Questo suo stare dentro i processi più generali che attraversavano l’Italia, lo si può evincere tanto sotto il profilo strutturale (architetture e organizzazione degli spazi che negli anni ’70 del Novecento si riferivano ai principi dell’urbanistica riformista, di cui solo successivamente si sono visti gli effetti sociali perversi), quanto sotto il profilo della distribuzione sociale della popolazione e, non da ultimo, sotto il profilo culturale. Quando si spezza il legame di Sassari con i processi più generali? Sul finire degli anni ’70 e gli inizi del decennio successivo, quando entra in crisi sia la grande industria, sia l’idea di città novecentesca così come si era affermata in Italia, a partire da quelle industriali come Milano e Torino.

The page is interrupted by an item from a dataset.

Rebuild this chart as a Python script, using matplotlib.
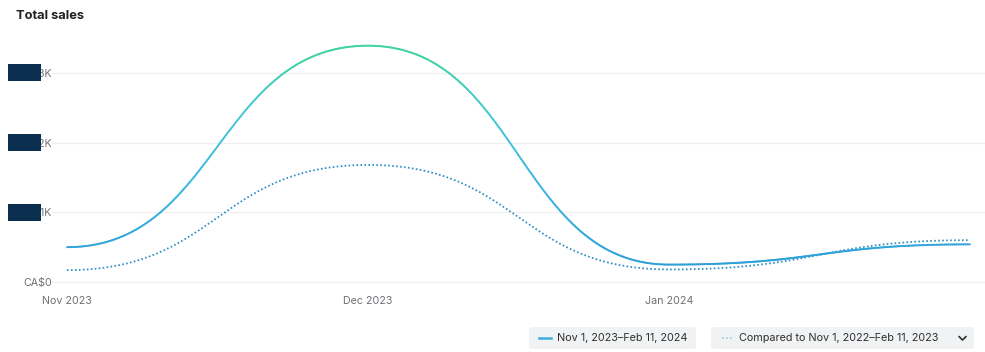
"""Total sales line chart: current period vs. comparison period."""
import numpy as np
import matplotlib
matplotlib.use("Agg")
import matplotlib.pyplot as plt
from matplotlib.collections import LineCollection
from matplotlib.colors import LinearSegmentedColormap
from matplotlib.patches import FancyBboxPatch, Rectangle
from matplotlib.lines import Line2D

# data (thousands of CA$), one point per month
months = ["Nov 2023", "Dec 2023", "Jan 2024", "Feb 2024"]
current = [0.50, 3.39, 0.25, 0.54]
previous = [0.17, 1.68, 0.18, 0.60]
y_ticks = [0, 1, 2, 3]
y_labels = ["CA$0", "CA$1K", "CA$2K", "CA$3K"]
x_labels = ["Nov 2023", "Dec 2023", "Jan 2024"]
legend_current = "Nov 1, 2023\u2013Feb 11, 2024"
legend_previous = "Compared to Nov 1, 2022\u2013Feb 11, 2023"

W, H = 985, 352
TEXT = "#202223"
SUB = "#6d7175"
GRID = "#efefef"
DOT = "#2b8fc6"
plt.rcParams["font.family"] = ["Inter", "DejaVu Sans"]


def fx(px):
    return px / W


def fy(py):
    return 1 - py / H


def bump_x(xs, ys, n=80):
    """Bezier with horizontal tangents at every point (like d3 curveBumpX)."""
    out_x, out_y = [xs[0]], [ys[0]]
    t = np.linspace(0, 1, n)[1:]
    for i in range(len(xs) - 1):
        x0, x1, y0, y1 = xs[i], xs[i + 1], ys[i], ys[i + 1]
        xm = (x0 + x1) / 2
        bx = (1 - t) ** 3 * x0 + 3 * (1 - t) ** 2 * t * xm + 3 * (1 - t) * t ** 2 * xm + t ** 3 * x1
        by = (1 - t) ** 3 * y0 + 3 * (1 - t) ** 2 * t * y0 + 3 * (1 - t) * t ** 2 * y1 + t ** 3 * y1
        out_x.extend(bx)
        out_y.extend(by)
    return np.array(out_x), np.array(out_y)


fig = plt.figure(figsize=(W / 100, H / 100), dpi=100)
ax = fig.add_axes([fx(52), fy(290), fx(985 - 52), (290 - 30) / H])

ppk = 69.7  # pixels per 1K
ax.set_xlim(-15 / 301, 3 + 15 / 301)
ax.set_ylim(-8 / ppk, (282 - 30) / ppk)

x = np.arange(len(months))

# comparison period, dotted
px_, py_ = bump_x(x, previous)
ax.plot(px_, py_, color=DOT, lw=1.3, linestyle=(0, (0.9, 1.3)), zorder=3)

# current period, gradient blue -> green with height
cx, cy = bump_x(x, current, n=200)
pts = np.column_stack([cx, cy]).reshape(-1, 1, 2)
segs = np.concatenate([pts[:-1], pts[1:]], axis=1)
cmap = LinearSegmentedColormap.from_list(
    "sales", ["#2c9ed6", "#3fb6e2", "#48c9d8", "#3fd49c"])
lc = LineCollection(segs, cmap=cmap, norm=plt.Normalize(0.2, 3.4),
                    linewidths=1.35, capstyle="round", zorder=4)
lc.set_array((cy[:-1] + cy[1:]) / 2)
ax.add_collection(lc)

# axes styling
for s in ax.spines.values():
    s.set_visible(False)
ax.set_yticks(y_ticks)
ax.set_yticklabels(y_labels)
ax.set_xticks(range(len(x_labels)))
ax.set_xticklabels(x_labels)
ax.tick_params(length=0, colors=SUB, labelsize=7.7)
ax.tick_params(axis="y", pad=0)
ax.tick_params(axis="x", pad=4)
ax.grid(axis="y", color=GRID, lw=0.9)
ax.set_axisbelow(True)

# redaction boxes over tick values
for top in (64, 134, 204):
    fig.patches.append(Rectangle((fx(8), fy(top + 17)), fx(33), 17 / H,
                                 transform=fig.transFigure,
                                 facecolor="#0b2f4e", edgecolor="none", zorder=10))

fig.text(fx(16), fy(16), "Total sales", fontsize=9.3, fontweight="bold",
         color=TEXT, va="center", ha="left")

# legend chips
for x0, x1 in ((529, 696), (711, 974)):
    fig.patches.append(FancyBboxPatch((fx(x0), fy(349)), fx(x1 - x0), 22 / H,
                                      boxstyle="round,pad=0,rounding_size=0.004",
                                      transform=fig.transFigure,
                                      facecolor="#f1f2f3", edgecolor="none"))
fig.lines.append(Line2D([fx(539), fx(551)], [fy(338)] * 2, transform=fig.transFigure,
                        color="#3aaede", lw=1.8))
fig.lines.append(Line2D([fx(722), fx(734)], [fy(338)] * 2, transform=fig.transFigure,
                        color="#9fcfe8", lw=1.3, linestyle=(0, (0.9, 1.3))))
fig.text(fx(557), fy(338), legend_current, fontsize=7.8, color="#303030",
         va="center", ha="left")
fig.text(fx(739), fy(338), legend_previous, fontsize=7.8, color="#303030",
         va="center", ha="left")
fig.lines.append(Line2D([fx(959), fx(962.5), fx(966)], [fy(336.5), fy(340), fy(336.5)],
                        transform=fig.transFigure, color="#303030", lw=1.2,
                        solid_capstyle="round", solid_joinstyle="round"))

fig.savefig("out.png", dpi=100)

La crisi industriale mette in crisi anche le città che devono perciò rimettersi in gioco elaborando nuove strategie, ad esempio sul piano della cosiddetta ‘rigenerazione urbana’. Per inciso dico che anche questi processi di rigenerazione urbana, dove hanno avuto successo, ad esempio Milano, creeranno altri effetti perversi che sono diventati eclatanti durante l’emergenza sanitaria. In altri termini, a Sassari il processo di decadenza si apre dopo la crisi della grande industria e il disastro a cui è stata destinata la chimica dalla nostra politica e non a causa di essa e perché, a differenza di altre città, non è stata in grado di cogliere le direzioni del mutamento e non ha saputo rapportarsi alle nuove esigenze sociali e culturali che stavano emergendo. O meglio, la rendita edilizia ha soffocato qualunque altra opzione di sviluppo della città.

Ciò si evince dalle modalità stesse con cui Sassari si è espansa (si pensi a Predda Niedda), oltre che dal definitivo abbandono del centro storico (avvenuto sul finire degli anni ’70 del secolo scorso), dall’aver ignorato la crescente domanda di recupero del patrimonio architettonico nei primi anni ’80 (si pensi all’abbattimento di buona parte del patrimonio Liberty) e, non da ultimo, dall’aver considerato ostili tutte quelle tematiche legate alla sostenibilità ambientale che erano emerse già agli inizi degli anni ’90 e che altrove si sono tradotte, ad esempio, in piani di mobilità sempre meno gravata dal traffico automobilistico. Il punto di rottura, perciò, va ricondotto a tempi e politiche ben più recenti.